1. Place eggplant in a bowl and toss with 1/2 teaspoon sea salt. Set aside for 30 minutes. Remove eggplant from bowl and pat dry to remove excess moisture.

2. In a heavy-bottomed pot, warm 1 tablespoon olive oil over moderate heat. Add eggplant and cook, stirring often, for 7 minutes to soften. Transfer eggplant to a bowl.

3. In the same pot over moderate heat, add remaining 1 tablespoon olive oil. Add onion, season with 1/4 teaspoon sea salt and a little ground black pepper, and cook until onion is softened and translucent, about 5 minutes.

4. Add garlic and cook for 1 minute longer. Stir in bell pepper and cook for about 3 to 4 minutes. Add zucchini and yellow squash and cook for 3 to 4 minutes longer. Add tomatoes and cook for 10 minutes to break them down, stirring often. Toss in goji berries and basil, and cook, stirring, for 1 minute.

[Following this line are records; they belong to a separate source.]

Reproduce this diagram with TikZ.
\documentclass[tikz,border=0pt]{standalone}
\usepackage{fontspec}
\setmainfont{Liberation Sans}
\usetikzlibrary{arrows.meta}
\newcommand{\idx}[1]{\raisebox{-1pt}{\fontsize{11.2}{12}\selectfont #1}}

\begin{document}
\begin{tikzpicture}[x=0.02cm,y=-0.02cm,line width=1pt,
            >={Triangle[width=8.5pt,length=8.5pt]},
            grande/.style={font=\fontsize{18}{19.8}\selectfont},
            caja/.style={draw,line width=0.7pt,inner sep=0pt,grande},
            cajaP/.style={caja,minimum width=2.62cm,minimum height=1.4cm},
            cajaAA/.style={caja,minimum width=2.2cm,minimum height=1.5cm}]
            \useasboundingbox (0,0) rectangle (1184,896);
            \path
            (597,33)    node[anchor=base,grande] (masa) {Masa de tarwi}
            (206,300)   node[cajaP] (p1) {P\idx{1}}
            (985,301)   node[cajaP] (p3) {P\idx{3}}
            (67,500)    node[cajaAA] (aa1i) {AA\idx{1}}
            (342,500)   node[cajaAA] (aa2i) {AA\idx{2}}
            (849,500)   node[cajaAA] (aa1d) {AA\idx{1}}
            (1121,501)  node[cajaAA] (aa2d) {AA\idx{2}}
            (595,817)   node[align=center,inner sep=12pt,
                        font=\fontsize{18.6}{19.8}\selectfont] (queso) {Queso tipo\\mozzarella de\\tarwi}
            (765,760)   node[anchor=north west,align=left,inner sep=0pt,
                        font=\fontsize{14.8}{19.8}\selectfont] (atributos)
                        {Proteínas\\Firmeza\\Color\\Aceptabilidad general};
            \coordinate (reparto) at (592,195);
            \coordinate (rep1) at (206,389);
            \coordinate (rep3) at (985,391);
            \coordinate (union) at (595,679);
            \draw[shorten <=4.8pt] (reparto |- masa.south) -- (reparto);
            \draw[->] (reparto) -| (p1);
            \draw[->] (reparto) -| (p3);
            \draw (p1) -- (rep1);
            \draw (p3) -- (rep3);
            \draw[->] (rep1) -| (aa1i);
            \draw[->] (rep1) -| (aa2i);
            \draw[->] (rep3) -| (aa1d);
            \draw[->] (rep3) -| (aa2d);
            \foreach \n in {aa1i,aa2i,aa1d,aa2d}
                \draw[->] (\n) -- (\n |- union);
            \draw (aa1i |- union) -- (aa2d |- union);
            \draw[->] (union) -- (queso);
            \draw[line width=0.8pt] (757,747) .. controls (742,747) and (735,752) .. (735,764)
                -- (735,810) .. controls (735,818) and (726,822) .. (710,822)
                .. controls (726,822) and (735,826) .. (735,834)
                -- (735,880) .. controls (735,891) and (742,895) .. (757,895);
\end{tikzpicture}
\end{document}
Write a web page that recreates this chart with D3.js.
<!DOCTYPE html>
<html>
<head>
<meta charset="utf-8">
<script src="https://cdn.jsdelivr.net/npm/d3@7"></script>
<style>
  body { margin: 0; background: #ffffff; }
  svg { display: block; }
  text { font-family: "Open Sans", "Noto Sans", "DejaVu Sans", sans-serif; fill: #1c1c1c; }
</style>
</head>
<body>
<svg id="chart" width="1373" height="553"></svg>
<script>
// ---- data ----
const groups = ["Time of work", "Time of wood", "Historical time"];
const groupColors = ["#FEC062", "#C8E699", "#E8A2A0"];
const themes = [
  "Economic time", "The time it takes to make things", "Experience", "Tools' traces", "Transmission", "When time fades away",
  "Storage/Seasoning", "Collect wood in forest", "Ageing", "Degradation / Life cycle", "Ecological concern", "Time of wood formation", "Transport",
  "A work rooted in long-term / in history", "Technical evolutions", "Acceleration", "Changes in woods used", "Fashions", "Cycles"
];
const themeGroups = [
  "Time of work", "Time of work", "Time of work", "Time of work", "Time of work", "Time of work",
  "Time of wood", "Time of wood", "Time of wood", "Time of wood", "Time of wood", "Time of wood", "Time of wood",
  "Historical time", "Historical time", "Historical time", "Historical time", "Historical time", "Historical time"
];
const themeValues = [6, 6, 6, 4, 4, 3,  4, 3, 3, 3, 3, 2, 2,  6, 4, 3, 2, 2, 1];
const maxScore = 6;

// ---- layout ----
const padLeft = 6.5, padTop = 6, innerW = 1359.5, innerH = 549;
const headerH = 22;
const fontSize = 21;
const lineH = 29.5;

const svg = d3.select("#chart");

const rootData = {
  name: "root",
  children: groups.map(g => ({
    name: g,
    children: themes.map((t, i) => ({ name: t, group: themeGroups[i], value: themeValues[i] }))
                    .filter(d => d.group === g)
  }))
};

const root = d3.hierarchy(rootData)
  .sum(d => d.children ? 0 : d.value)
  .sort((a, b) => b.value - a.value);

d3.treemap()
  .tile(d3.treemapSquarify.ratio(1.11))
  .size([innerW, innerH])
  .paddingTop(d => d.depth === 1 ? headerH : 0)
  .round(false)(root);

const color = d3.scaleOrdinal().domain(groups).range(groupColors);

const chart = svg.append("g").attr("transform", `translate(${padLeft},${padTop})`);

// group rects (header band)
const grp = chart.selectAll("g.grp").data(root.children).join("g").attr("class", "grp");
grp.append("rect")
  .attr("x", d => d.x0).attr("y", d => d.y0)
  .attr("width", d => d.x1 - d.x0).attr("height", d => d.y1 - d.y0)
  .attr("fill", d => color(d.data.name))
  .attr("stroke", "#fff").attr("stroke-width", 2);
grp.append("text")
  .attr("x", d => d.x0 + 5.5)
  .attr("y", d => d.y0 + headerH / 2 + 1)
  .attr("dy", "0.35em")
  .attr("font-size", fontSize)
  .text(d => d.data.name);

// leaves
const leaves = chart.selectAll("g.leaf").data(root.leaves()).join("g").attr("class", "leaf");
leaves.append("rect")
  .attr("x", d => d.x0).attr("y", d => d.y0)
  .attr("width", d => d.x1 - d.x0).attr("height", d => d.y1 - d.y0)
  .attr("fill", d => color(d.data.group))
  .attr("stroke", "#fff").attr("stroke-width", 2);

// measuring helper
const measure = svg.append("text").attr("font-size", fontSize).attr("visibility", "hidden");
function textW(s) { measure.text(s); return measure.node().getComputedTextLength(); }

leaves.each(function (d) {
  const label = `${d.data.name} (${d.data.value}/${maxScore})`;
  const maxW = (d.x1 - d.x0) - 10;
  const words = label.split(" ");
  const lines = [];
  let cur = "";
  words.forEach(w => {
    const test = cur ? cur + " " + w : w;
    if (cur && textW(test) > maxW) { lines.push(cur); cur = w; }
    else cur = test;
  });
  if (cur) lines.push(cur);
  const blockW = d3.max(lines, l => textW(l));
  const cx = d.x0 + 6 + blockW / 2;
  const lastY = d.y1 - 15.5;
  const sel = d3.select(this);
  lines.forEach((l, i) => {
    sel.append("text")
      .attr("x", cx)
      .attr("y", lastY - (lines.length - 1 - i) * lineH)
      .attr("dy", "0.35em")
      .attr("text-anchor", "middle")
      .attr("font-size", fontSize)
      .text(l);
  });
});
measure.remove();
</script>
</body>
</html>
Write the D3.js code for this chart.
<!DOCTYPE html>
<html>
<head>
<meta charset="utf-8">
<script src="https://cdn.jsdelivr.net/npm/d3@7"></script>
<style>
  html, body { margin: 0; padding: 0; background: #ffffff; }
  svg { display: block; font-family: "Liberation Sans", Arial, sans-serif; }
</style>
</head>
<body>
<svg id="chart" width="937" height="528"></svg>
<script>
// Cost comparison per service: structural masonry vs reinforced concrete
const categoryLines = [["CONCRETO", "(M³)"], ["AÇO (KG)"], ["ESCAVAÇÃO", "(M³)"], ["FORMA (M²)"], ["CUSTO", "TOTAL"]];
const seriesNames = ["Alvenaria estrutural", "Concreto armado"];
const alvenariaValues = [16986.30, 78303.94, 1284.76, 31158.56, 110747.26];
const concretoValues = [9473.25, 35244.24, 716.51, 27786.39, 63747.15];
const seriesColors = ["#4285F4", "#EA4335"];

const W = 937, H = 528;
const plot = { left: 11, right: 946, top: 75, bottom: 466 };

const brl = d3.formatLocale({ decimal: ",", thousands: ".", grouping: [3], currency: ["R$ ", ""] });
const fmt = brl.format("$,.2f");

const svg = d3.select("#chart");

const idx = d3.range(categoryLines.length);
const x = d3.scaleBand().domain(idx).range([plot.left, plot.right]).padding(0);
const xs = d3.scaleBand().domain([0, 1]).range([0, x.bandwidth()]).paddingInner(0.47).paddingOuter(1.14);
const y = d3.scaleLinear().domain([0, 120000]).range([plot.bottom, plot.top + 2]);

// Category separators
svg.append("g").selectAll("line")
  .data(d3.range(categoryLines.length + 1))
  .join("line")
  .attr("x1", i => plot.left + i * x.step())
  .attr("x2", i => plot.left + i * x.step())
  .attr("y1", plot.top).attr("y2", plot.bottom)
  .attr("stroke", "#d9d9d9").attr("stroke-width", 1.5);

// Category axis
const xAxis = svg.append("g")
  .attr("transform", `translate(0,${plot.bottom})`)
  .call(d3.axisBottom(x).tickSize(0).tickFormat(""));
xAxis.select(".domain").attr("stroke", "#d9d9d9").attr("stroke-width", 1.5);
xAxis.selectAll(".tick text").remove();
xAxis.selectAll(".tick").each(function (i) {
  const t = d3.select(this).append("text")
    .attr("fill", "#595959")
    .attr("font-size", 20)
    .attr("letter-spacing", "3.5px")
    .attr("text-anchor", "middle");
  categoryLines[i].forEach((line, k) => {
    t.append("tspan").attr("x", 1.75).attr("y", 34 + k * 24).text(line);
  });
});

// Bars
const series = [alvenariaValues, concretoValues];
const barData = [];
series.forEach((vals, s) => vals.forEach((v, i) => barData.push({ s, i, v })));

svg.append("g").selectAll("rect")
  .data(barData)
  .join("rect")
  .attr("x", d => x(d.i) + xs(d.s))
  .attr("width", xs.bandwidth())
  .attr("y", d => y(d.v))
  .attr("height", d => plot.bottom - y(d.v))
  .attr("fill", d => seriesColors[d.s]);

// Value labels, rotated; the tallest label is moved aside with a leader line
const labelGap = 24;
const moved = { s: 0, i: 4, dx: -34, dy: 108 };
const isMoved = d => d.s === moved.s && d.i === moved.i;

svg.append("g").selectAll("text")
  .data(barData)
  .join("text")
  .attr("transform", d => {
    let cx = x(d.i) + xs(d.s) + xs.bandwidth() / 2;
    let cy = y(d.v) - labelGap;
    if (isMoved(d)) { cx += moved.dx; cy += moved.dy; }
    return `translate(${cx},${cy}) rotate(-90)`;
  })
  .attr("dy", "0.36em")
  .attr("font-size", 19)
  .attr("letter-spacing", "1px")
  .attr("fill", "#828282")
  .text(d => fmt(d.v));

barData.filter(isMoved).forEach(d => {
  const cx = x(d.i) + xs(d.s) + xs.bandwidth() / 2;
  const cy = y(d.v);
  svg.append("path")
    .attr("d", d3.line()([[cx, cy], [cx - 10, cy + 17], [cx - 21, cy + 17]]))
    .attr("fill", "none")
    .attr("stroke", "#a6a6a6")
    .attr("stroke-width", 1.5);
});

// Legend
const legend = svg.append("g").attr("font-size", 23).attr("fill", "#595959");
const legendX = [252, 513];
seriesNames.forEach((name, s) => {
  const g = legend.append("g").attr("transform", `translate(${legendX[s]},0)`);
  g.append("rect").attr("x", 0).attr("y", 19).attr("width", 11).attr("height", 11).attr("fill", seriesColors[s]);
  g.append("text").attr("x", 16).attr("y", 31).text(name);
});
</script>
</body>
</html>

5. Add broth, cooked quinoa and reserved eggplant. Bring mixture to a simmer and cook it on low heat for 10 minutes.

6. Remove pot from heat, mix in red wine vinegar, and adjust seasoning with salt if desired. Serve stew, warm or cold, drizzled lightly with olive oil and sprinkled with additional chopped fresh basil.